Further, according to your submission, the Act under which you make your supplies to customers allows you to collect any charge incurred in the performance of that function. The debt collection cost you charge a customer provides you with compensation to recognise that you have experienced a loss (that is the debt collection cost) because of the customers' failure to satisfy their payment obligations.

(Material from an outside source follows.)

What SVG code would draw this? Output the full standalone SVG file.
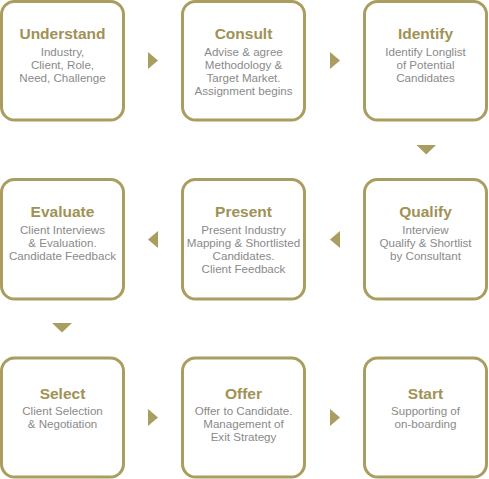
<svg xmlns="http://www.w3.org/2000/svg" width="489" height="479" viewBox="0 0 489 479">
<style>
.box{fill:#fff;stroke:#a99d5f;stroke-width:3}
.t{font-family:"Liberation Sans",Arial,sans-serif;font-weight:bold;font-size:15.5px;fill:#a09255;text-anchor:middle}
.b{font-family:"Liberation Sans",Arial,sans-serif;font-size:11.6px;fill:#8a8a8a;text-anchor:middle}
.arr{fill:#a99d5f}
</style>
<rect width="489" height="479" fill="#fff"/>
<g id="understand"><rect class="box" x="1.5" y="1.5" width="122" height="118.5" rx="13"/>
<text class="t" x="62.5" y="39">Understand</text>
<text class="b" x="62.5" y="55.5">Industry,</text><text class="b" x="62.5" y="68.5">Client, Role,</text><text class="b" x="62.5" y="81.5">Need, Challenge</text></g>
<g id="consult"><rect class="box" x="182.5" y="1.5" width="122" height="118.5" rx="13"/>
<text class="t" x="243.5" y="39">Consult</text>
<text class="b" x="243.5" y="55.5">Advise &amp; agree</text><text class="b" x="243.5" y="68.5">Methodology &amp;</text><text class="b" x="243.5" y="81.5">Target Market.</text><text class="b" x="243.5" y="94.5">Assignment begins</text></g>
<g id="identify"><rect class="box" x="364.5" y="1.5" width="122" height="118.5" rx="13"/>
<text class="t" x="425.5" y="39">Identify</text>
<text class="b" x="425.5" y="55.5">Identify Longlist</text><text class="b" x="425.5" y="68.5">of Potential</text><text class="b" x="425.5" y="81.5">Candidates</text></g>
<g id="evaluate"><rect class="box" x="1.5" y="179.5" width="122" height="119.5" rx="13"/>
<text class="t" x="62.5" y="217">Evaluate</text>
<text class="b" x="62.5" y="233.5">Client Interviews</text><text class="b" x="62.5" y="246.5">&amp; Evaluation.</text><text class="b" x="62.5" y="259.5">Candidate Feedback</text></g>
<g id="present"><rect class="box" x="182.5" y="179.5" width="122" height="119.5" rx="13"/>
<text class="t" x="243.5" y="217">Present</text>
<text class="b" x="243.5" y="233.5">Present Industry</text><text class="b" x="243.5" y="246.5">Mapping &amp; Shortlisted</text><text class="b" x="243.5" y="259.5">Candidates.</text><text class="b" x="243.5" y="272.5">Client Feedback</text></g>
<g id="qualify"><rect class="box" x="364.5" y="179.5" width="122" height="119.5" rx="13"/>
<text class="t" x="425.5" y="217">Qualify</text>
<text class="b" x="425.5" y="233.5">Interview</text><text class="b" x="425.5" y="246.5">Qualify &amp; Shortlist</text><text class="b" x="425.5" y="259.5">by Consultant</text></g>
<g id="select"><rect class="box" x="1.5" y="358" width="122" height="119" rx="13"/>
<text class="t" x="62.5" y="398.5">Select</text>
<text class="b" x="62.5" y="415">Client Selection</text><text class="b" x="62.5" y="428">&amp; Negotiation</text></g>
<g id="offer"><rect class="box" x="182.5" y="358" width="122" height="119" rx="13"/>
<text class="t" x="243.5" y="398.5">Offer</text>
<text class="b" x="243.5" y="415">Offer to Candidate.</text><text class="b" x="243.5" y="428">Management of</text><text class="b" x="243.5" y="441">Exit Strategy</text></g>
<g id="start"><rect class="box" x="364.5" y="358" width="122" height="119" rx="13"/>
<text class="t" x="425.5" y="398.5">Start</text>
<text class="b" x="425.5" y="415">Supporting of</text><text class="b" x="425.5" y="428">on-boarding</text></g>
<g id="connectors" class="arr">
<polygon points="148,52 158,60.5 148,69"/>
<polygon points="330,52 340,60.5 330,69"/>
<polygon points="416.5,145 436,145 426.25,154.5"/>
<polygon points="340,231 330,239.5 340,248"/>
<polygon points="158,231 148,239.5 158,248"/>
<polygon points="52,323 72,323 62,332.5"/>
<polygon points="148,409 158,417.5 148,426"/>
<polygon points="330,409 340,417.5 330,426"/>
</g>
</svg>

The charge of the debt collection cost to the customer does not modify the charges for the taxable and GST-free supplies you had made to the customer previously. You incurred the debt collecting cost because you had to pay the Debt Collector for the services the Debt Collector provided to you in recovering the money the customer owed you. You are merely passing this burden to your customer in accordance with the Act under which you operate and which allows you to make that charge. You do not make any positive act and/or furnish or provide the customer with anything in the process of recovering this cost.
Furthermore, the payment does not represent a payment for the price of an earlier supply you made to the customer. The payment of the debt collecting cost arises directly from the customers' failure to fulfil their obligation for the payment for the taxable and GST-free supplies you made to them when such payments become due.
Accordingly, the debt collecting cost cannot be identified with any particular supply that you make to your customers. Therefore, the payment of the debt collection cost will not satisfy paragraph 9-5(a) of the GST Act as it is not consideration for any supply.
Consequently, the debt collection cost which you invoice to the customer is not consideration for a supply that is a taxable supply under the GST Act.